Outra coisa que sempre me chama atenção e que é discutido nos textos é o viés excessivamente acadêmico da educação brasileira. Isso se reflete numa tendência à uniformidade da educação, como se formação universitária fosse o único caminho. Também se trata das avaliações como o ENEM, que nasceram como testes de habilidades e passaram a ser testes enciclopédicos que substituem vestibular, destoando da sua intenção original de avaliar os egressos do ensino médio para subsidiar políticas públicas e seguindo a tendência à uniformidade.
Segurança
Esse é um tema que me incomoda muito e interessa pouco, então não consegui ler com tanta concentração essa seção. Uma coisa que me impressionou muito foi esse gráfico:
Segundo li em outras fontes, o aumento das taxas no nordeste e norte se devem ao aumento da bonança econômica, o que me parece fazer sentido. No caso do sudeste, alguns fatores como a redução do crescimento vegetativo da população contribuem para a redução da violência pelo simples fato de haver menos jovens, que são a fatia da população que mais causa e sofre o problema. Mas mesmo levando isso em consideração, o sudeste deve estar fazendo alguma coisa certa que merece ser copiada. É justamente isso que dizem os especialistas que eu tenho visto debater a questão na TV recentemente.
Segundo eles (e os textos do livro), São Paulo, Minas Gerais e Rio de Janeiro conseguiram diminuir substancialmente o número de homicídios, chegando a taxas de redução de até 60% em alguns casos. Segundo eles, as políticas adotadas poderiam ser usadas como base para adoção no país como um todo.

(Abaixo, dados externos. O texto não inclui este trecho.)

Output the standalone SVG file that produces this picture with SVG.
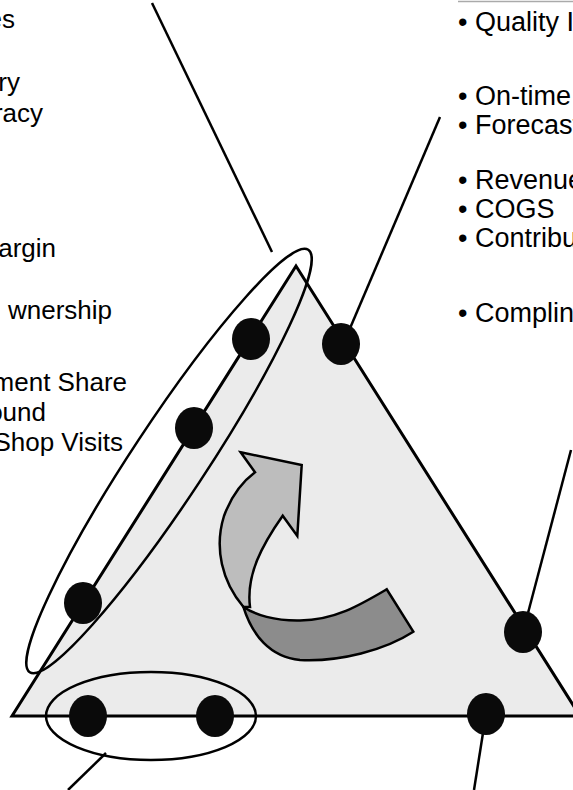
<svg xmlns="http://www.w3.org/2000/svg" width="573" height="790" viewBox="0 0 573 790">
  <style>
    .lbl { font-family: "Liberation Sans", Arial, sans-serif; font-size: 26px; fill: #000; }
    .lbl-r { font-family: "Liberation Sans", Arial, sans-serif; font-size: 27px; fill: #000; }
    .edge { fill: none; stroke: #000; stroke-width: 2.5; }
    .ring { fill: none; stroke: #000; stroke-width: 2.5; }
    .dot { fill: #0a0a0a; }
  </style>

  <rect width="573" height="790" fill="#fff"/>

  <!-- left column of measures (cut off by the page edge) -->
  <g id="left-labels">
    <text class="lbl" x="15" y="28" text-anchor="end">es</text>
    <text class="lbl" x="20" y="91" text-anchor="end">ry</text>
    <text class="lbl" x="43" y="122" text-anchor="end">racy</text>
    <text class="lbl" x="56" y="257" text-anchor="end">argin</text>
    <text class="lbl" x="112" y="319" text-anchor="end">wnership</text>
    <text class="lbl" x="127" y="391" text-anchor="end">ment Share</text>
    <text class="lbl" x="46" y="421" text-anchor="end">ound</text>
    <text class="lbl" x="123" y="451" text-anchor="end">Shop Visits</text>
  </g>

  <!-- right column of measures -->
  <g id="right-labels">
    <line x1="458" y1="1.5" x2="573" y2="1.5" stroke="#aaa" stroke-width="1.5"/>
    <text class="lbl-r" x="458" y="31">• Quality I</text>
    <text class="lbl-r" x="458" y="105">• On-time</text>
    <text class="lbl-r" x="458" y="134">• Forecast</text>
    <text class="lbl-r" x="458" y="189">• Revenue</text>
    <text class="lbl-r" x="458" y="218">• COGS</text>
    <text class="lbl-r" x="458" y="247">• Contribut</text>
    <text class="lbl-r" x="458" y="322">• Complin</text>
  </g>

  <!-- the triangle -->
  <g id="triangle">
    <path d="M296 266 L12 716 L580 716 Z" fill="#ebebeb" stroke="#000" stroke-width="3" stroke-linejoin="miter"/>
  </g>

  <!-- curved block arrow -->
  <g id="arrow" stroke="#000" stroke-width="2.5" stroke-linejoin="miter">
    <path d="M240.7 452.3 L301.7 465 L297.3 536 L282.7 515.7 C262 545 246 575 250 607 L243.3 606.7 C222 582 214 548 224 516 C231 497 242 482 255 472.3 Z" fill="#bdbdbd"/>
    <path d="M243.3 606.7 C255 615 275 621 300 620.5 C335 620 360 605 386.7 589.3 L413.3 631.7 C385 650 340 662 300 660 C270 657 252 635 243.3 606.7 Z" fill="#8c8c8c"/>
  </g>

  <!-- groupings -->
  <g id="group-left">
    <ellipse class="ring" cx="169" cy="461" rx="253" ry="37" transform="rotate(-56.6 169 461)"/>
  </g>
  <g id="group-bottom">
    <ellipse class="ring" cx="151" cy="716" rx="105" ry="44"/>
  </g>

  <!-- connectors -->
  <g id="connectors">
    <line class="edge" x1="152" y1="3" x2="272" y2="252"/>
    <line class="edge" x1="440" y1="117" x2="345" y2="340"/>
    <line class="edge" x1="571" y1="450" x2="523" y2="632"/>
    <line class="edge" x1="106" y1="753" x2="68" y2="790"/>
    <line class="edge" x1="486" y1="714" x2="474" y2="790"/>
  </g>

  <!-- nodes -->
  <g id="node-1"><ellipse class="dot" cx="251" cy="339" rx="19" ry="21"/></g>
  <g id="node-2"><ellipse class="dot" cx="341" cy="344" rx="19" ry="21"/></g>
  <g id="node-3"><ellipse class="dot" cx="194" cy="428" rx="19" ry="21"/></g>
  <g id="node-4"><ellipse class="dot" cx="83" cy="603" rx="19" ry="21"/></g>
  <g id="node-5"><ellipse class="dot" cx="523" cy="632" rx="19" ry="21"/></g>
  <g id="node-6"><ellipse class="dot" cx="88" cy="716" rx="19" ry="21"/></g>
  <g id="node-7"><ellipse class="dot" cx="215" cy="716" rx="19" ry="21"/></g>
  <g id="node-8"><ellipse class="dot" cx="486" cy="714" rx="19" ry="21"/></g>
</svg>
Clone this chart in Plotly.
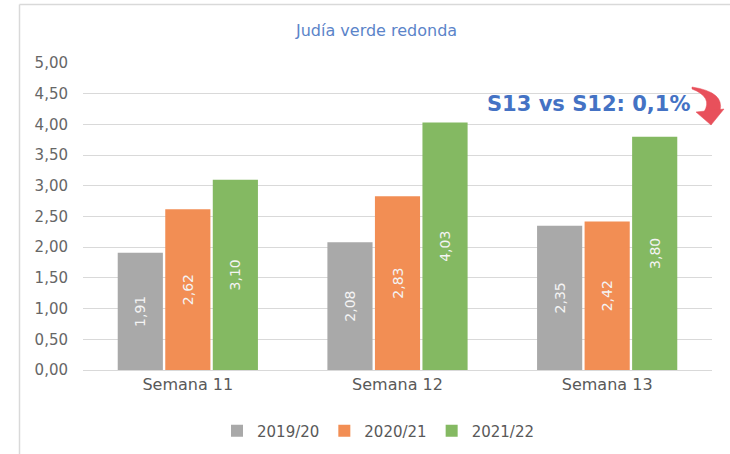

Um dos programas existentes explorados nos textos é o Fica Vivo, de Minas Gerais, que tem a intenção de tornar mais cara a ação dos criminosos, ocupando com estrutura estatal (não somente policial), os espaços de maior vulnerabilidade. O programa foca áreas em que há homicídios, procurando entrar assim que ocorre um caso, para afetar o máximo possível as gangues envolvidas no crime que ocorreu, com prisões e processos judiciais. Após a ação policial, entram as ações sociais para ocupação estatal. Embora tenha atingido 70% de redução nos homicídios na primeira área coberta, em outras o impacto foi menor, conseguindo no entanto pelo menos interromper o aumento.
Sistemas prisional e de justiça também passam pelas discussões, chamando atenção para o fato de que prisões temporárias consomem 50% dos recursos do sistema prisional e mantém pessoas encarceradas por muito tempo devido à lentidão do judiciário. Sugere-se também a maior presença dos magistrados nos presídios, conduzindo lá mesmo audiências para reduzir os significativos custos de transporte de presos até as cortes e garantir que o judiciário cumpra também seu papel de fiscalizar cumprimento das penas, contribuindo para o melhoramento da qualidade dos presídios e diminuição dos atentados aos direitos humanos.
Conclusão
O livro me serviu muito bem como apanhado geral do histórico das políticas sociais no Brasil, conquistas e problemas. Para ter uma visão geral dos temas que estão atualmente na pauta e de alguns dos debates também me parece ser bastante útil. Leitura altamente recomendada.